* begin Stored data *

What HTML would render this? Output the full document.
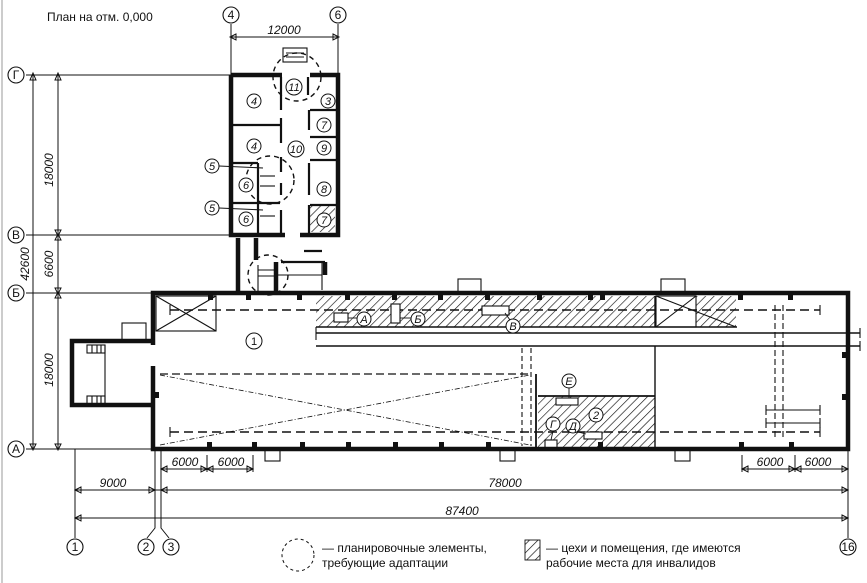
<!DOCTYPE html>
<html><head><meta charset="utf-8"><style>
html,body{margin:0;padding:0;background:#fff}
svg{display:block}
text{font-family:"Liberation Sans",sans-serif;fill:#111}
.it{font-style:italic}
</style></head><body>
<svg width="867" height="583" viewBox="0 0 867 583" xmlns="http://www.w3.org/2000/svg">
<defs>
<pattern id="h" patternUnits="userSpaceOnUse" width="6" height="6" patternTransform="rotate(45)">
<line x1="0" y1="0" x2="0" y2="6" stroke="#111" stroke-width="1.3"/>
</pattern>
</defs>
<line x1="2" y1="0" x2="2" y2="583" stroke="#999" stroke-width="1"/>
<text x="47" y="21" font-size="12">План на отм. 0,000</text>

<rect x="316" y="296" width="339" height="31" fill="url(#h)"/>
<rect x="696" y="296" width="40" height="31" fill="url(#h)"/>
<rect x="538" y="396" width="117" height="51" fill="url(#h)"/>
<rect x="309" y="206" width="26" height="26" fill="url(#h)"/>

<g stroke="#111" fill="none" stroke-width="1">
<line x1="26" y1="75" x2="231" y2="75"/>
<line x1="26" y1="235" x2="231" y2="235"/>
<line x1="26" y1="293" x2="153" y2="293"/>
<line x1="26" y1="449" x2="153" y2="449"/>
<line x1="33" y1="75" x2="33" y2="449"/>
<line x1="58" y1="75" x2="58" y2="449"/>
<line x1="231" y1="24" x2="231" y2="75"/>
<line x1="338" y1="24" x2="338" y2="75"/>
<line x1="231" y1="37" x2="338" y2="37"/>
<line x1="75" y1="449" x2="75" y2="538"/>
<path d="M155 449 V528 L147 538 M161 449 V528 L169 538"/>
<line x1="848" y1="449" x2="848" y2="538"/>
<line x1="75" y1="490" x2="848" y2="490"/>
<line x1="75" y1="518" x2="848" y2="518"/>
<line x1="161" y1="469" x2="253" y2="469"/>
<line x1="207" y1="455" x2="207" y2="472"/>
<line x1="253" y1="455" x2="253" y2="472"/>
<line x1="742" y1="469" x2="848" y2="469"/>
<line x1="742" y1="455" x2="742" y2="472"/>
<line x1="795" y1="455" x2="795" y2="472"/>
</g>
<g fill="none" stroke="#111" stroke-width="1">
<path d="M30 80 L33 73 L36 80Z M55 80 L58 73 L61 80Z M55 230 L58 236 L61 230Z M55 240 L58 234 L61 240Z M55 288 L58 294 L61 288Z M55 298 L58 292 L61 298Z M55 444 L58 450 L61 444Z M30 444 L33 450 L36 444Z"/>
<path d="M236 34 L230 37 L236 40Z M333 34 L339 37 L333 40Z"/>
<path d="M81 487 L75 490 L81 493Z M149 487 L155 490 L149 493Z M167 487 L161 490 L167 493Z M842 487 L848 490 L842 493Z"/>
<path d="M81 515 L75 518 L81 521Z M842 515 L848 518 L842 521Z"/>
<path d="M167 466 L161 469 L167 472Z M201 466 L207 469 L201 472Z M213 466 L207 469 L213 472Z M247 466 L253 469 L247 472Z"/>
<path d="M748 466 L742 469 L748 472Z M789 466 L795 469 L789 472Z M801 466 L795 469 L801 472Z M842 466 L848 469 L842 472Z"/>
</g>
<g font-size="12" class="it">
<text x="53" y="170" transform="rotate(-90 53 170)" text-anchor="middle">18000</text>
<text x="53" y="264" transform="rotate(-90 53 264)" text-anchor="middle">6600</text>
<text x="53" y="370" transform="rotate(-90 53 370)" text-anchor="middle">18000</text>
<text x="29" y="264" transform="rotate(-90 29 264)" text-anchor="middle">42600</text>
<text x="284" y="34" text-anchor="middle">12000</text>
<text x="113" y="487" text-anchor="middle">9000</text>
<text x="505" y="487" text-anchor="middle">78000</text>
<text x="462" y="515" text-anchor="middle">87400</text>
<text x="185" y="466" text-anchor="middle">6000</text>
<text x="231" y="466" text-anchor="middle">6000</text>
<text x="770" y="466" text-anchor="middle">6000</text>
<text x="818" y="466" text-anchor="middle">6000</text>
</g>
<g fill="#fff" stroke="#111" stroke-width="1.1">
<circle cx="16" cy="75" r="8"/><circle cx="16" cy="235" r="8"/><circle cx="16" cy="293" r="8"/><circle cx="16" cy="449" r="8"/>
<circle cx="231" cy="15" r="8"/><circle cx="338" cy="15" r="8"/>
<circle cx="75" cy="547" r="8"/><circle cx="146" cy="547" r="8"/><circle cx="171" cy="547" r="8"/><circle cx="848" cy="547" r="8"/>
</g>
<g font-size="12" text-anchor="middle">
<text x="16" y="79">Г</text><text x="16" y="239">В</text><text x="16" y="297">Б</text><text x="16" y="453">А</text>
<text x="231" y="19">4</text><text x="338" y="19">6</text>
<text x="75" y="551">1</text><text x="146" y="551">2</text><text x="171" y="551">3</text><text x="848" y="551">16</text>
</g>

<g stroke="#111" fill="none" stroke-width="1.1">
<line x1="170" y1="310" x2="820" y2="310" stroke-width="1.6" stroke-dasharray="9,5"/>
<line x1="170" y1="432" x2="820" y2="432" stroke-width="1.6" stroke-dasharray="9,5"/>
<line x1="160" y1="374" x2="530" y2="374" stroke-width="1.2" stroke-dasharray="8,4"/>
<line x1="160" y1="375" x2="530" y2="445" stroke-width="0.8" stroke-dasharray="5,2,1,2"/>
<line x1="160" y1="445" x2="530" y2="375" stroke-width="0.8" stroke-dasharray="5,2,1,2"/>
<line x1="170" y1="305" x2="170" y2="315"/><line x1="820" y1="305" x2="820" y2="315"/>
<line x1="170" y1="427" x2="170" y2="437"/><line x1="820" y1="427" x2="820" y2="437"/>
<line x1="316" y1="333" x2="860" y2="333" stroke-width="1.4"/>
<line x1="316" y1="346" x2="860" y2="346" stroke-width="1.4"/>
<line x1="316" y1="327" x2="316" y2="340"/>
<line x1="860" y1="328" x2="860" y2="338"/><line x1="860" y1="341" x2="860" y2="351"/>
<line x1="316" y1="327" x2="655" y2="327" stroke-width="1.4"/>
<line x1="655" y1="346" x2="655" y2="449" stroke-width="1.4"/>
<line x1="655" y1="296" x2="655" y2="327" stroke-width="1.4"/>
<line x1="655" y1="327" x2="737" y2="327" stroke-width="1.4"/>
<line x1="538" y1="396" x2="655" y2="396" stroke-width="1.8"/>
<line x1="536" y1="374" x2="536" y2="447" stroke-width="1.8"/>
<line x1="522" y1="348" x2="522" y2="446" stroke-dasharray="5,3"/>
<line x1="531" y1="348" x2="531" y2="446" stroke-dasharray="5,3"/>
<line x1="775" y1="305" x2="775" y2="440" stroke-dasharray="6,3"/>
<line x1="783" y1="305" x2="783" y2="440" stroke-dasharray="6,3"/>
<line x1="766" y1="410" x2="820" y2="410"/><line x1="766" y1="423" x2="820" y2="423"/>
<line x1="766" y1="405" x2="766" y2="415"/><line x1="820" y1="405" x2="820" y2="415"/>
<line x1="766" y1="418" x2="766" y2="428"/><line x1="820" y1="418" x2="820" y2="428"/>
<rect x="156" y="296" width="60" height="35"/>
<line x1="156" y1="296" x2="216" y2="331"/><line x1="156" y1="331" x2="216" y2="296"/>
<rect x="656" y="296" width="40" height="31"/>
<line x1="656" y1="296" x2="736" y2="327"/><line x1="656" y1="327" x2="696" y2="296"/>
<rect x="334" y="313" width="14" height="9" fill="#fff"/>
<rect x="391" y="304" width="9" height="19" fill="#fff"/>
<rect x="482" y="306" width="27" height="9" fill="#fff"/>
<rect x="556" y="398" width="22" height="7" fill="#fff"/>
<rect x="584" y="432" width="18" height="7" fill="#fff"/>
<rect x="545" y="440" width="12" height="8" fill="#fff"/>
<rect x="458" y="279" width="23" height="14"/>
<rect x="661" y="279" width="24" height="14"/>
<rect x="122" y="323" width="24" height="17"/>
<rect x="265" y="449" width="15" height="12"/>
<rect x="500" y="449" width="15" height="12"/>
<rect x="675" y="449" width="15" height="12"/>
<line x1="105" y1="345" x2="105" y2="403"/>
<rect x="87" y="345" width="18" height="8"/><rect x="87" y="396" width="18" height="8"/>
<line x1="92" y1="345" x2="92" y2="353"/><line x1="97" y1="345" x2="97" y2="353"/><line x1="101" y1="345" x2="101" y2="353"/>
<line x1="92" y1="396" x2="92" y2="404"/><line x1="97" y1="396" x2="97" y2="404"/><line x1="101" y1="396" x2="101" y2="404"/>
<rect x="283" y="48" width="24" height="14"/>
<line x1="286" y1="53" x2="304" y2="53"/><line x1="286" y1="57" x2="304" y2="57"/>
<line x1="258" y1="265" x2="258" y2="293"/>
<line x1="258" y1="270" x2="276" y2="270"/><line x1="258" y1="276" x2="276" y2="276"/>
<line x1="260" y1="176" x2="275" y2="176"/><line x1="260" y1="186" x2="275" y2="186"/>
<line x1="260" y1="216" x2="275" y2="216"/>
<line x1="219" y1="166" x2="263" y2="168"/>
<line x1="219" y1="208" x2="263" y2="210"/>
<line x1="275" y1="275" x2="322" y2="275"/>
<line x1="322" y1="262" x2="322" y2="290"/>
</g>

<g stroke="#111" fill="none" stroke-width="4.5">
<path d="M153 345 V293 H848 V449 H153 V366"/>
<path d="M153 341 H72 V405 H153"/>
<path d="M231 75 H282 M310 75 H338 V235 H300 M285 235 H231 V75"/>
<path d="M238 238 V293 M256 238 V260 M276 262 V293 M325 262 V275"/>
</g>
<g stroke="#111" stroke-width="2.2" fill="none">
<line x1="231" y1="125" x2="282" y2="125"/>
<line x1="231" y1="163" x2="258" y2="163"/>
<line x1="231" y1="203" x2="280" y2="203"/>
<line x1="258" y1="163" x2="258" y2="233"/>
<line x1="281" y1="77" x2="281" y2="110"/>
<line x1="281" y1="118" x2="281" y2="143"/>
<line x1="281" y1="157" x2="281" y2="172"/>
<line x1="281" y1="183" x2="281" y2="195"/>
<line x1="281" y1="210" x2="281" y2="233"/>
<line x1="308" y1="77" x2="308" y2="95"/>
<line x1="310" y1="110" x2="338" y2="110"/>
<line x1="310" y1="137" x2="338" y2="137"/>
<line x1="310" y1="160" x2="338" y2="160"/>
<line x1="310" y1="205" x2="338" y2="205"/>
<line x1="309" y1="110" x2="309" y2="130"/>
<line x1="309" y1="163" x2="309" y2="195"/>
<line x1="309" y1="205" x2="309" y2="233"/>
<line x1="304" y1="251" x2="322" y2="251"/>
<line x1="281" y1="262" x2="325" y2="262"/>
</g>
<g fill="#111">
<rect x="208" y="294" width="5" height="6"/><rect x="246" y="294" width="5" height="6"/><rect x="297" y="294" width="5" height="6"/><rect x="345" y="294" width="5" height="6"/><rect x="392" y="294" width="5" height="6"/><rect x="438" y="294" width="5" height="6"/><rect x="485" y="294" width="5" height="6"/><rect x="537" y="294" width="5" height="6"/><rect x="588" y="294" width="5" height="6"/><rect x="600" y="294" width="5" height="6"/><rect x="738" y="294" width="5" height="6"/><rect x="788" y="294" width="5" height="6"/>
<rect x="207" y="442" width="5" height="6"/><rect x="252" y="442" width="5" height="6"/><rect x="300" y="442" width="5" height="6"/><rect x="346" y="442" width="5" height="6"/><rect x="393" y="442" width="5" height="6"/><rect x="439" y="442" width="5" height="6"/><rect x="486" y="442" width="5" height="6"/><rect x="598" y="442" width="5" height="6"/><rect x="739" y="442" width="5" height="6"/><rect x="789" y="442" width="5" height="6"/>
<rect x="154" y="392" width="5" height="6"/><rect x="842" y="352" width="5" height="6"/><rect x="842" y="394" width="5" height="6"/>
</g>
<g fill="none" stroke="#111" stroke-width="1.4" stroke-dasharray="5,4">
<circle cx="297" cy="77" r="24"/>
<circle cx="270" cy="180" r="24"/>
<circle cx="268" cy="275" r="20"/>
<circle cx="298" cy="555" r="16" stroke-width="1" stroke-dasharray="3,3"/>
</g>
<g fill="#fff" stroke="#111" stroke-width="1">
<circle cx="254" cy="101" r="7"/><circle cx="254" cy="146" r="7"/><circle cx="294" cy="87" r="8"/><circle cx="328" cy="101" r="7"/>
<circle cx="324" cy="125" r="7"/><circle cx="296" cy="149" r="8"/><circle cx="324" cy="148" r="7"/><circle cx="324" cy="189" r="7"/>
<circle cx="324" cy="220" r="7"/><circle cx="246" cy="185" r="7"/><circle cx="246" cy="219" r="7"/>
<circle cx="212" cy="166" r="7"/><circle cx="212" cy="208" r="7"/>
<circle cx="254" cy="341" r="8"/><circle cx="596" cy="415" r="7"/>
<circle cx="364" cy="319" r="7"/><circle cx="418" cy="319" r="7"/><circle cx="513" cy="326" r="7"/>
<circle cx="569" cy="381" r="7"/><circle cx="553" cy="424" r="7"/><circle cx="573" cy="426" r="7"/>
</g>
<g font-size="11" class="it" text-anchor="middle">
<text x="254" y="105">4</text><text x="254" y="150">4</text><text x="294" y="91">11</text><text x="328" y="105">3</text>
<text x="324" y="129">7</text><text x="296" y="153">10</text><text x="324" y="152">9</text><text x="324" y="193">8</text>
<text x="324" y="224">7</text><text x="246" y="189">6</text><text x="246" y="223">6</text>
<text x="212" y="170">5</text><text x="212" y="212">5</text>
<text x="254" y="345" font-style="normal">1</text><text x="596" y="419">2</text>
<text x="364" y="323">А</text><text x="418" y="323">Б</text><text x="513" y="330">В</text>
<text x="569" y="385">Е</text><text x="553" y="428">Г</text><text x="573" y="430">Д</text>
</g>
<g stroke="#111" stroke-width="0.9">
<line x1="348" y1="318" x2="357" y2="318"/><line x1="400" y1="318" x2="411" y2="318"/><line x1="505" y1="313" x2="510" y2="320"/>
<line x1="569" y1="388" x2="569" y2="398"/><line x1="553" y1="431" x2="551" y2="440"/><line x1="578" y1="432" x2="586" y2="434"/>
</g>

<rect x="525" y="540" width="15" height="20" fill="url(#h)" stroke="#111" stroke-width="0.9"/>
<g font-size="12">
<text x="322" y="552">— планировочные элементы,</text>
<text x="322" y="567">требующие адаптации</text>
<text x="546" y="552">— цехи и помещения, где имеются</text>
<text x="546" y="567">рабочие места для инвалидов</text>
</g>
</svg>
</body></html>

* end Stored data *
* begin Stored data *

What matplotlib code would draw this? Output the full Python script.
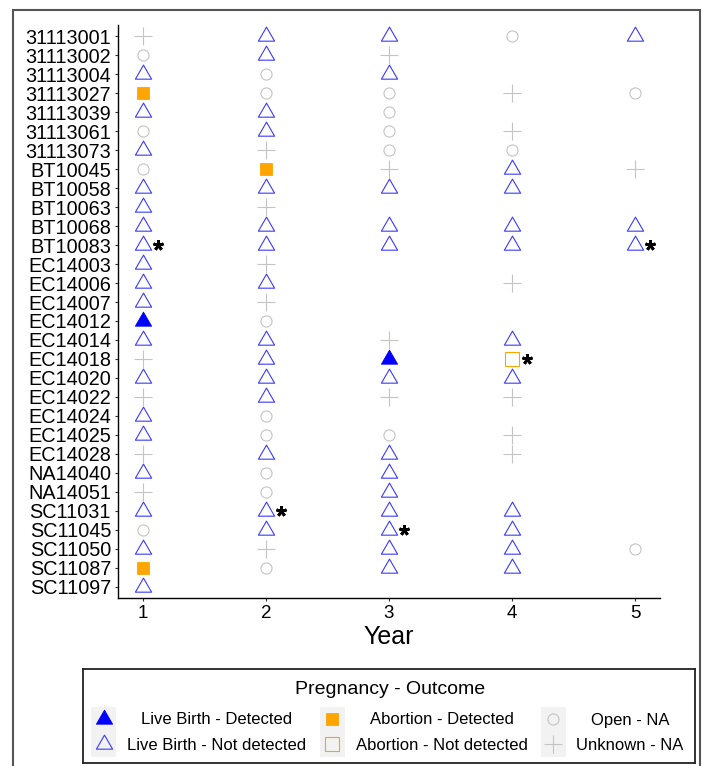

* end Stored data *

● **Your objective**
Find the word "full" in the entries above and gather every line that holds it.

● **Answer to the problem**
What HTML would render this? Output the full document.
What matplotlib code would draw this? Output the full Python script.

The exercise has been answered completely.